The fiduciary duty of management is to the shareholders because they are more than creditors; they are the actual owners of the firm. Management is entrusted with the responsibility to increase shareholder value and their main focus should be on investing in projects that accomplish that task. As stated in the case: “U.S. courts had held that corporations have no responsibilities to safeguard the interests of bondholders other than those spelled out by the terms of the bond indenture”.
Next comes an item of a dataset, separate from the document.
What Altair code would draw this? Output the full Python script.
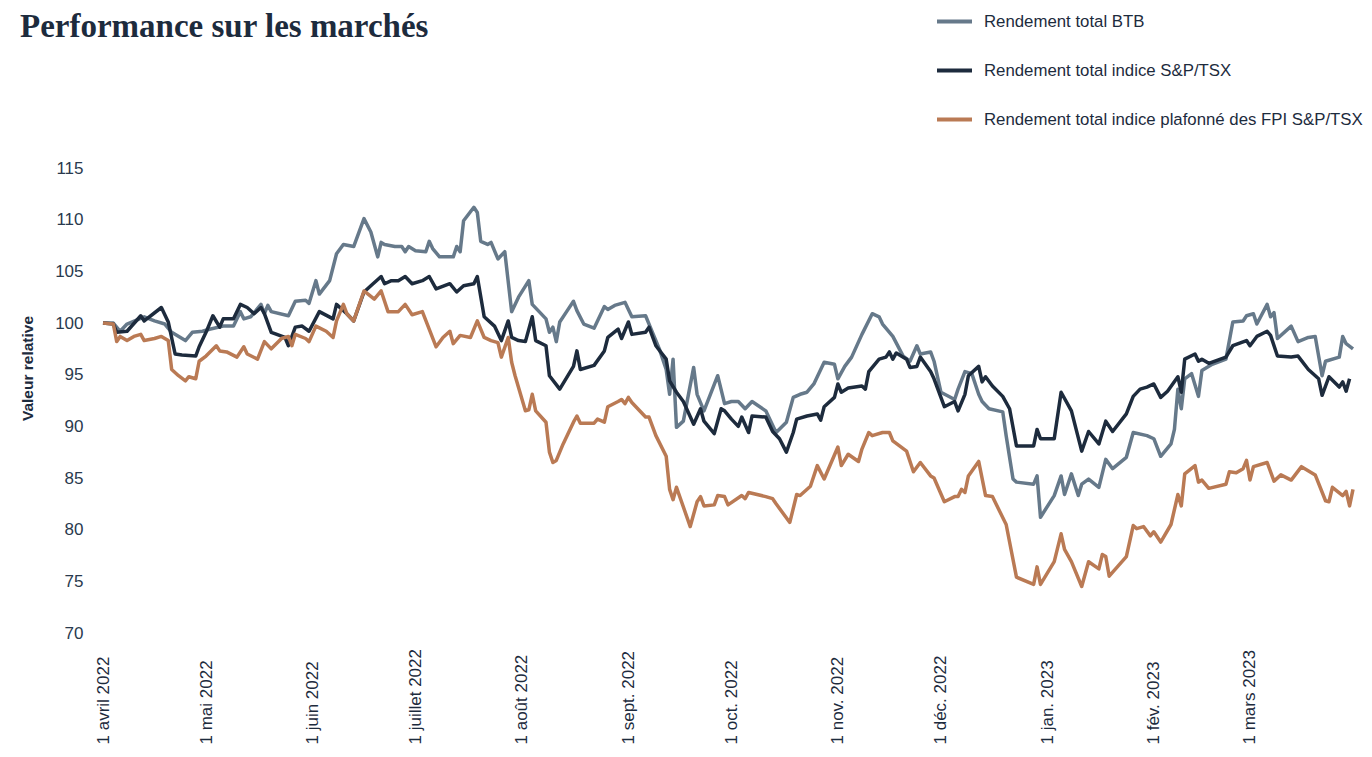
import json
import altair as alt
import pandas as pd

# ---------------- data (days since 1 April 2022, relative value) ----------------
SERIES = [
    "Rendement total BTB",
    "Rendement total indice S&P/TSX",
    "Rendement total indice plafonné des FPI S&P/TSX",
]
COLORS = ["#66798a", "#1d2b3d", "#ba7a54"]

BTB_DAYS = [0, 3, 5, 7, 12, 15, 18, 20, 24, 26, 29, 31, 35, 38, 40, 41, 43, 46, 47, 48, 49, 54, 56, 59,
            60, 62, 63, 66, 68, 70, 73, 76, 78, 80, 81, 82, 85, 87, 88, 89, 91, 94, 95, 96, 98, 102, 103,
            104, 105, 108, 109, 110, 112, 113, 115, 117, 119, 120, 121, 124, 125, 129, 130, 131, 132, 133,
            135, 137, 138, 140, 143, 146, 147, 149, 152, 154, 158, 160, 162, 164, 165, 166, 167, 169, 172,
            173, 175, 179, 181, 183, 185, 187, 189, 193, 196, 199, 201, 203, 205, 207, 210, 213, 214, 216,
            218, 221, 224, 226, 227, 230, 233, 235, 237, 238, 241, 242, 244, 248, 249, 251, 253, 255, 256,
            258, 262, 263, 265, 266, 271, 272, 273, 277, 279, 280, 282, 284, 285, 287, 290, 292, 294, 298,
            300, 304, 306, 308, 311, 312, 313, 314, 315, 317, 319, 320, 323, 327, 329, 332, 333, 335, 336,
            339, 340, 341, 342, 346, 348, 351, 353, 355, 356, 360, 361, 362, 364]
BTB_VALUES = [100.0, 100.0, 99.2, 99.9, 100.6, 100.2, 99.9, 99.1, 98.3, 99.1, 99.2, 99.4, 99.7, 99.7, 101.1,
              100.4, 100.6, 101.8, 100.9, 101.7, 101.1, 100.7, 102.1, 102.2, 101.9, 104.1, 102.8, 104.1,
              106.7, 107.6, 107.4, 110.1, 108.8, 106.4, 107.8, 107.6, 107.4, 107.4, 106.9, 107.4, 107.0,
              106.9, 107.9, 107.2, 106.4, 106.4, 107.4, 106.9, 109.9, 111.2, 110.7, 107.9, 107.6, 107.8,
              106.2, 106.9, 101.1, 101.8, 102.5, 104.1, 101.8, 100.4, 99.1, 99.6, 98.2, 100.1, 101.1,
              102.1, 101.2, 99.9, 99.5, 101.6, 101.3, 101.7, 102.0, 100.6, 100.7, 99.1, 97.5, 95.5, 93.1,
              96.5, 89.9, 90.5, 95.7, 93.1, 91.5, 94.9, 92.2, 92.4, 92.4, 91.7, 92.4, 91.5, 89.4, 90.4,
              92.8, 93.1, 93.3, 94.1, 96.2, 96.0, 94.6, 95.8, 96.7, 98.9, 100.9, 100.6, 99.9, 98.7, 96.8,
              96.3, 97.8, 97.0, 97.2, 96.3, 93.3, 92.6, 93.6, 95.3, 95.1, 93.1, 92.4, 91.7, 91.4, 89.1,
              84.9, 84.6, 84.4, 85.2, 81.2, 83.3, 85.2, 83.4, 85.4, 83.3, 84.4, 84.9, 84.1, 86.8, 85.9,
              87.0, 89.4, 89.1, 88.8, 87.1, 88.3, 89.7, 93.6, 91.7, 94.6, 95.1, 92.9, 95.4, 96.0, 96.5,
              100.1, 100.2, 100.7, 100.9, 99.9, 101.8, 100.6, 101.0, 98.5, 99.7, 98.2, 98.6, 98.7, 94.9,
              96.3, 96.7, 98.7, 98.0, 97.5]

TSX_DAYS = [0, 3, 4, 7, 11, 12, 17, 19, 21, 23, 27, 28, 30, 32, 34, 35, 38, 40, 42, 44, 46, 47, 49, 53,
            54, 56, 58, 60, 63, 67, 68, 71, 73, 76, 78, 81, 82, 84, 86, 88, 90, 93, 95, 97, 101, 103, 105,
            108, 109, 111, 114, 116, 118, 119, 121, 123, 125, 126, 129, 130, 133, 137, 138, 139, 143, 146,
            147, 150, 151, 153, 154, 158, 159, 161, 164, 165, 167, 169, 172, 174, 175, 178, 180, 181, 183,
            185, 186, 188, 189, 193, 195, 197, 199, 201, 202, 205, 208, 209, 210, 213, 214, 215, 217, 221,
            222, 223, 226, 228, 229, 230, 231, 234, 235, 237, 238, 241, 242, 245, 248, 249, 251, 252, 255,
            256, 257, 259, 262, 264, 266, 271, 272, 273, 277, 279, 282, 285, 287, 290, 292, 294, 298, 300,
            302, 304, 306, 308, 310, 313, 314, 315, 318, 319, 320, 322, 327, 329, 333, 334, 336, 339, 340,
            342, 346, 348, 351, 354, 355, 357, 360, 361, 362, 363]
TSX_VALUES = [100.0, 99.9, 99.1, 99.2, 100.7, 100.2, 101.5, 100.1, 97.0, 96.9, 96.8, 97.7, 99.1, 100.7,
              99.6, 100.4, 100.4, 101.8, 101.5, 100.9, 101.5, 100.9, 99.1, 98.6, 97.8, 99.6, 99.7, 99.2,
              101.1, 100.4, 101.8, 100.9, 100.2, 103.0, 103.6, 104.5, 103.8, 104.1, 104.1, 104.5, 103.8,
              104.1, 104.5, 103.3, 103.8, 103.0, 103.6, 103.8, 104.5, 100.6, 99.7, 98.3, 100.2, 98.6,
              98.3, 98.2, 100.6, 98.3, 97.8, 94.9, 93.6, 95.8, 97.3, 95.5, 95.9, 97.3, 98.6, 99.4, 98.5,
              100.1, 98.9, 99.1, 99.6, 97.8, 96.5, 94.4, 93.3, 92.4, 90.2, 91.7, 90.5, 89.3, 91.7, 91.5,
              90.7, 90.0, 90.9, 89.4, 91.0, 90.9, 89.5, 88.8, 87.5, 89.4, 90.7, 91.0, 91.2, 90.6, 91.9,
              92.8, 94.1, 93.3, 93.7, 93.9, 93.6, 95.3, 96.5, 96.7, 97.2, 96.5, 97.1, 96.5, 95.7, 95.8,
              96.7, 95.3, 94.6, 91.9, 92.4, 91.5, 93.1, 94.9, 95.8, 94.3, 94.8, 93.9, 92.9, 91.7, 88.1,
              88.1, 89.7, 88.8, 88.8, 93.3, 91.5, 87.6, 89.5, 88.3, 90.5, 89.5, 91.2, 92.9, 93.6, 93.8,
              94.1, 92.8, 93.4, 94.8, 93.3, 96.5, 97.0, 96.3, 96.5, 96.1, 96.7, 97.8, 98.3, 97.8, 98.7,
              99.2, 98.8, 96.8, 96.7, 96.8, 95.5, 94.6, 93.0, 94.8, 93.8, 94.3, 93.4, 94.6]

FPI_DAYS = [0, 3, 4, 5, 7, 9, 11, 12, 15, 17, 19, 20, 22, 24, 25, 27, 28, 30, 33, 34, 36, 39, 41, 42, 45,
            47, 49, 52, 54, 55, 56, 59, 60, 62, 65, 67, 68, 70, 71, 73, 76, 79, 81, 83, 86, 88, 90, 93, 97,
            99, 101, 102, 104, 107, 109, 111, 113, 115, 116, 118, 119, 120, 123, 124, 125, 126, 129, 130,
            131, 132, 134, 137, 138, 139, 143, 144, 146, 147, 150, 151, 152, 153, 154, 158, 159, 161, 164,
            165, 166, 167, 171, 173, 174, 175, 178, 179, 181, 182, 186, 187, 188, 193, 195, 196, 200, 202,
            203, 206, 208, 210, 214, 215, 217, 220, 221, 223, 224, 227, 229, 230, 234, 236, 238, 241, 242,
            245, 248, 249, 250, 251, 252, 255, 257, 259, 263, 266, 271, 272, 273, 277, 279, 280, 282, 285,
            287, 290, 291, 292, 293, 298, 300, 301, 303, 305, 306, 308, 311, 313, 314, 315, 318, 319, 320,
            322, 327, 328, 330, 332, 333, 334, 335, 339, 341, 343, 346, 349, 353, 356, 357, 358, 361, 362,
            363, 364]
FPI_VALUES = [100.0, 99.9, 98.2, 98.7, 98.3, 98.7, 98.9, 98.3, 98.5, 98.7, 98.3, 95.5, 94.9, 94.4, 94.8,
              94.6, 96.3, 96.8, 97.8, 97.3, 97.2, 96.7, 97.7, 97.0, 96.5, 98.2, 97.5, 98.5, 98.7, 97.8,
              98.9, 98.5, 98.2, 99.7, 99.2, 98.6, 100.2, 101.8, 100.9, 100.2, 103.1, 102.3, 103.1, 101.1,
              101.1, 101.8, 100.8, 101.1, 97.7, 98.6, 99.2, 98.0, 98.8, 98.6, 100.2, 98.6, 98.3, 98.1,
              96.7, 98.6, 96.2, 94.9, 91.5, 91.6, 93.1, 91.5, 90.4, 87.5, 86.5, 86.7, 88.3, 90.4, 91.0,
              90.3, 90.3, 90.7, 90.4, 91.9, 92.4, 92.6, 92.2, 92.8, 92.3, 90.9, 90.9, 89.1, 87.1, 83.9,
              82.9, 84.1, 80.3, 82.7, 83.2, 82.3, 82.4, 83.3, 83.2, 82.4, 83.3, 83.0, 83.6, 83.2, 83.0,
              82.5, 80.7, 83.4, 83.3, 84.2, 86.2, 84.9, 88.0, 86.2, 87.3, 86.6, 87.8, 89.4, 89.1, 89.4,
              89.4, 88.6, 87.6, 85.6, 86.5, 85.2, 85.0, 82.7, 83.2, 83.2, 83.9, 83.6, 85.2, 86.6, 83.3,
              83.2, 80.5, 75.4, 74.7, 76.4, 74.7, 76.9, 79.6, 78.1, 76.9, 74.5, 76.9, 76.2, 77.6, 77.4,
              75.5, 77.4, 80.4, 80.1, 80.3, 79.4, 79.8, 78.8, 80.5, 83.4, 82.3, 85.4, 86.2, 84.6, 84.8,
              84.0, 84.4, 85.6, 85.5, 85.9, 86.7, 84.8, 86.1, 86.5, 84.7, 85.3, 84.8, 86.1, 85.3, 82.8,
              82.7, 84.1, 83.3, 83.7, 82.3, 83.9]

START_DATE = "2022-04-01"
Y_TICKS = [70, 75, 80, 85, 90, 95, 100, 105, 110, 115]
MONTH_NAMES = ["jan.", "fév.", "mars", "avril", "mai", "juin", "juillet", "août",
               "sept.", "oct.", "nov.", "déc."]
TICK_MONTHS = [(2022, 4), (2022, 5), (2022, 6), (2022, 7), (2022, 8), (2022, 9), (2022, 10),
               (2022, 11), (2022, 12), (2023, 1), (2023, 2), (2023, 3)]
TITLE = "Performance sur les marchés"
Y_TITLE = "Valeur relative"

# ---------------- build table ----------------
frames = []
for name, days, vals in zip(SERIES, [BTB_DAYS, TSX_DAYS, FPI_DAYS], [BTB_VALUES, TSX_VALUES, FPI_VALUES]):
    d = pd.DataFrame({"day": days, "value": vals})
    d["date"] = pd.Timestamp(START_DATE) + pd.to_timedelta(d["day"], unit="D")
    d["series"] = name
    frames.append(d)
df = pd.concat(frames, ignore_index=True)
title_df = pd.DataFrame({"title": [TITLE]})

INK = "#1d2b3d"
SANS = "Liberation Sans"

label_expr = ("'1 ' + " + json.dumps(MONTH_NAMES, ensure_ascii=False)
              + "[month(datum.value)] + ' ' + year(datum.value)")

x_enc = alt.X(
    "date:T",
    scale=alt.Scale(domain=[alt.DateTime(year=2022, month=4, date=1),
                            alt.DateTime(year=2023, month=3, date=31)]),
    axis=alt.Axis(
        values=[alt.DateTime(year=y, month=m, date=1) for y, m in TICK_MONTHS],
        labelExpr=label_expr,
        labelAngle=270,
        labelAlign="left",
        labelBaseline="middle",
        labelPadding=111,
        labelFont=SANS,
        labelFontSize=17,
        labelColor=INK,
        labelOverlap=False,
        labelFlush=False,
        labelBound=False,
        ticks=False,
        tickSize=0,
        domain=False,
        grid=False,
        title=None,
    ),
)

y_enc = alt.Y(
    "value:Q",
    scale=alt.Scale(domain=[70, 115], nice=False, zero=False),
    axis=alt.Axis(
        values=Y_TICKS,
        labelPadding=20,
        labelFont=SANS,
        labelFontSize=17,
        labelColor="#2a3a4e",
        ticks=False,
        tickSize=0,
        domain=False,
        grid=False,
        title=Y_TITLE,
        titleFont=SANS,
        titleFontSize=15.5,
        titleFontWeight="bold",
        titleColor=INK,
        titleAngle=270,
        titleAlign="center",
        titleBaseline="middle",
        titleX=-76,
        titleY=200,
    ),
)

color_enc = alt.Color(
    "series:N",
    scale=alt.Scale(domain=SERIES, range=COLORS),
    title=None,
    legend=alt.Legend(
        orient="none",
        legendX=832,
        legendY=-166,
        direction="vertical",
        symbolType="stroke",
        symbolSize=1225,
        symbolStrokeWidth=4,
        labelFont=SANS,
        labelFontSize=16.8,
        labelColor=INK,
        labelOffset=10,
        labelLimit=600,
        rowPadding=20,
    ),
)

lines = (
    alt.Chart(df)
    .mark_line(strokeWidth=3.5, strokeJoin="round")
    .encode(x=x_enc, y=y_enc, color=color_enc, detail="series:N", order="day:Q")
)

title_mark = (
    alt.Chart(title_df)
    .mark_text(align="left", baseline="alphabetic", font="Liberation Serif",
               fontSize=33, fontWeight="bold", color=INK)
    .encode(text="title:N", x=alt.value(-83), y=alt.value(-131))
)

chart = (
    alt.layer(lines, title_mark)
    .properties(
        width=1250,
        height=465,
        autosize=alt.AutoSizeParams(type="none"),
        padding={"left": 95, "top": 160, "right": 10, "bottom": 112},
        background="white",
    )
    .configure_view(stroke=None)
)

chart.save("out.html", embed_options={"renderer": "svg", "actions": False})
I first looked at the initial market reaction; the change resulting from October 2, 1992 (pre-announcement) through October 7, 1992 (post-announcement). I used October 7 for my initial market reaction because in 1992 many people may have still relied on newspapers for investment information. In addition, I assessed this narrow amount of time separately because widening the range of dates used to evaluate the change in prices may allow other variables outside of Project Chariot to come into play. However, I also looked at a wider range of time [October 2, 1992 (pre-announcement) through December 31, 1992]. If you can reasonably assume no extraneous variables affected the prices during this time, widening the range of dates assessed can give an idea of the impact to prices after the initial market over/under-reaction (after all the information is fully disseminated). Observations:
Shareholder wealth is increased by 21.17% during the three months following the division of MC into HMC and MII; this is in accordance with the fiduciary duty of management.
MVE goes from $1.603 billion to $1.942 billion.